Quand on parle de dictature militaire, on pense souvent à l’Amérique Latine et les généraux qui ont fait couler tant de sang au Chili, en Argentine, en Uruguay ou même au Brésil. Les exécutions sommaires, les opposant enlevés, les prisonniers politiques, les centres de tortures, les corps disparus et les bébés volés. Des images et des témoignages qui restent dans la mémoire collective du monde entier.

Néanmoins, l’Espagne a aussi vécu pendant près de quatre décennies une dictature sanglante aux mains du général Francisco Franco, qui prendra fin en 1975 au moment de sa mort. Mais à la différence de l’Amérique Latine, l’Espagne a décidé de garder le silence sur toute cette période à travers une loi d’amnistie, couramment appelée « le pacte de l’oubli ». Mais, est-ce possible d’oublier la mort d’un père, d’une mère, d’un bébé disparu, la torture ou la prison ?

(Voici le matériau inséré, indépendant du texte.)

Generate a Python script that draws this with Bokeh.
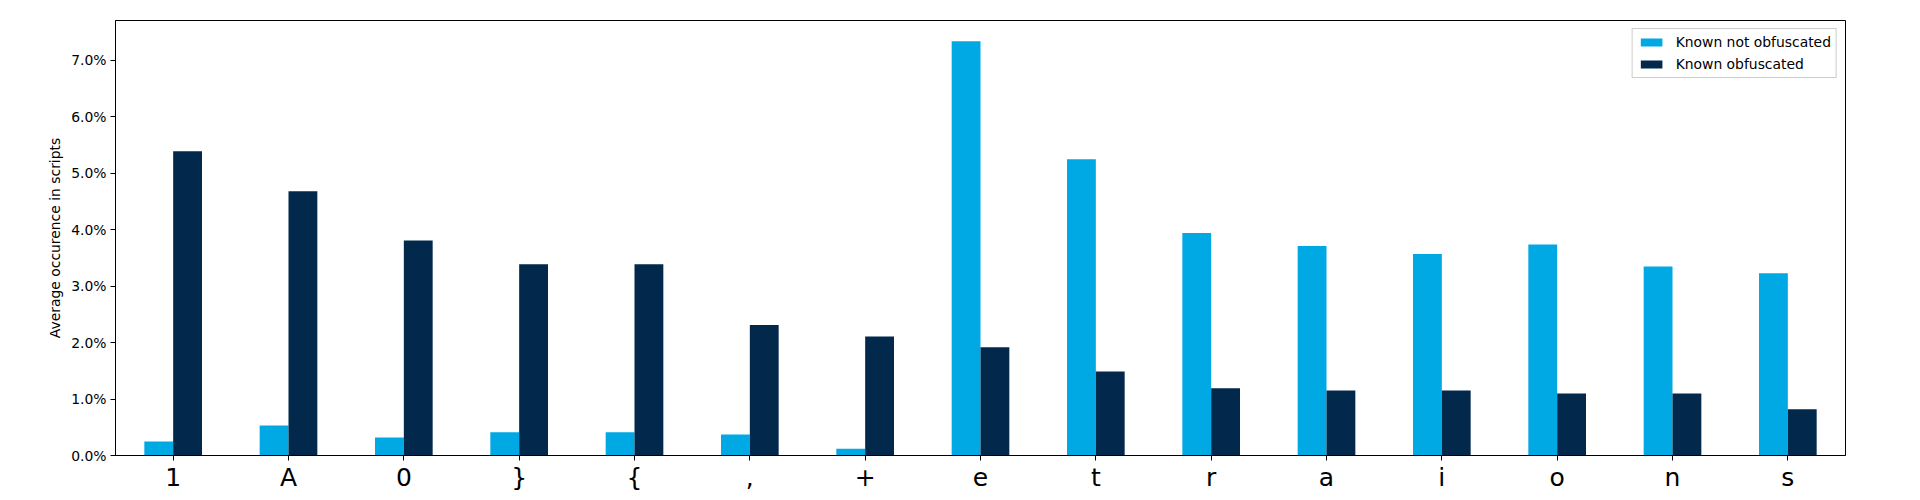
from bokeh.plotting import figure
from bokeh.models import ColumnDataSource, Range1d, FactorRange, FixedTicker, PrintfTickFormatter, Legend, LegendItem
from bokeh.transform import dodge
from bokeh.embed import file_html
from bokeh.resources import INLINE

# ---- data (percent) ----
categories = ["1", "A", "0", "}", "{", ",", "+", "e", "t", "r", "a", "i", "o", "n", "s"]
not_obfuscated = [0.25, 0.53, 0.32, 0.41, 0.41, 0.37, 0.12, 7.34, 5.25, 3.94, 3.71, 3.57, 3.74, 3.35, 3.23]
obfuscated = [5.39, 4.68, 3.81, 3.39, 3.39, 2.31, 2.11, 1.92, 1.49, 1.19, 1.15, 1.15, 1.10, 1.10, 0.82]
series_names = ["Known not obfuscated", "Known obfuscated"]
y_ticks = [0, 1, 2, 3, 4, 5, 6, 7]

LIGHT = "#00A9E4"
DARK = "#02284B"
FONT = "DejaVu Sans"

source = ColumnDataSource(dict(cat=categories, nob=not_obfuscated, ob=obfuscated))

ymax = max(max(not_obfuscated), max(obfuscated)) * 1.05

p = figure(
    x_range=FactorRange(*categories, range_padding=0),
    y_range=Range1d(0, ymax),
    frame_width=1730, frame_height=435,
    min_border_left=115, min_border_top=20, min_border_right=50, min_border_bottom=30,
    output_backend="svg", toolbar_location=None,
)

r1 = p.vbar(x=dodge("cat", -0.125, range=p.x_range), top="nob", width=0.25,
            source=source, fill_color=LIGHT, line_color=None)
r2 = p.vbar(x=dodge("cat", 0.125, range=p.x_range), top="ob", width=0.25,
            source=source, fill_color=DARK, line_color=None)

p.xgrid.visible = False
p.ygrid.visible = False
p.outline_line_color = "black"
p.outline_line_alpha = 1.0
p.outline_line_width = 1

for ax in (p.xaxis[0], p.yaxis[0]):
    ax.axis_line_color = "black"
    ax.major_tick_line_color = "black"
    ax.major_tick_out = 5
    ax.major_tick_in = 0
    ax.minor_tick_line_color = None
    ax.major_label_text_font = FONT
    ax.major_label_text_color = "black"

p.yaxis.ticker = FixedTicker(ticks=y_ticks)
p.yaxis.formatter = PrintfTickFormatter(format="%.1f%%")
p.yaxis.major_label_text_font_size = "13.9px"
p.yaxis.major_label_standoff = 4
p.yaxis.axis_label = "Average occurence in scripts"
p.yaxis.axis_label_text_font = FONT
p.yaxis.axis_label_text_font_size = "13.9px"
p.yaxis.axis_label_text_font_style = "normal"
p.yaxis.axis_label_text_color = "black"
p.yaxis.axis_label_standoff = 5

p.xaxis.major_label_text_font_size = "25px"
p.xaxis.major_label_standoff = 2

legend = Legend(items=[LegendItem(label=series_names[0], renderers=[r1]),
                       LegendItem(label=series_names[1], renderers=[r2])],
                location="top_right", margin=8, padding=5, spacing=6,
                glyph_width=27, glyph_height=10, label_height=14, label_standoff=11,
                label_text_font=FONT, label_text_font_size="13.9px", label_text_color="black",
                border_line_color="#cccccc", border_line_alpha=1.0,
                background_fill_color="white", background_fill_alpha=0.8)
p.add_layout(legend)

open("out.html", "w").write(file_html(p, INLINE))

Le Silence des Autres est un documentaire terrible et douloureux mais complètement indispensable. Pendant six ans les réalisateurs Almudena Carracedo et Robert Bahar ont suivi un groupe de victimes de la dictature de Franco, des gens qui cherchent le corps d’un membre de leur famille pour lui donner une digne sépulture ou des hommes ou des femmes qui ont souffert la torture ou le vol d’un bébé, et qui ont décidé de saisir la justice. Mais ils ne peuvent pas le faire dans leur propre pays car la loi d’amnistie empêche toute procédure, donc ils vont partir en Argentine pour qu’un tribunal international puisse juger les tortionnaires encore vivants, car les « crimes contre l’humanité » n’ont pas de prescription.

Une des plus grandes richesses de ce film c’est qu’il met un visage sur des victimes, ce ne sont pas des chiffres mais des personnes en chair et en os comme María Martín, une octogénaire qui peut à peine marcher mais qui continue à chercher le corps de sa mère ou José María Galante « Chato », que se bat pour condamner son tortionnaire « Billy el niño » qui habite à quelques pâtés de maison de chez lui.

Le documentaire a été produit par Pedro Almodovar et a été présenté au Festival de Berlin l’année dernière où il a gagné le Prix du Public et le Prix pour la Paix. En Espagne il a reçu le Prix Goya du meilleur documentaire. Un travail extraordinaire de recherche et de suivi, plus de 450 heures de tournage et 14 mois de montage qui se traduit par un récit puissant, humain et émouvant, qui nous donne l’impression d’accompagner les protagonistes dans leurs périples. Des témoignages, mais aussi des pauses et des silences qui nous rappel parfois les documentaires de Patricio Guzmán.

Le Silence des Autres n’est pas seulement un documentaire sur le victimes de la dictature de Franco, mais il est aussi une radiographie d’une société espagnole qui refuse de faire face à un passé douloureux et qui préfère tourner la page et élever les nouvelles générations dans l’ignorance de sa propre histoire. Une Espagne que l’on a du mal à imaginer, remplie de charniers et de corps enterrer à la vas-vite près des autoroutes. Une Espagne où les assassins et les tortionnaires se baladent tranquillement dans la rue. Une Espagne où des politiciens se permettent de remettre en question les exécutions et les disparus pendant la dictature. Une Espagne qui prétend construire son avenir en niant son passé.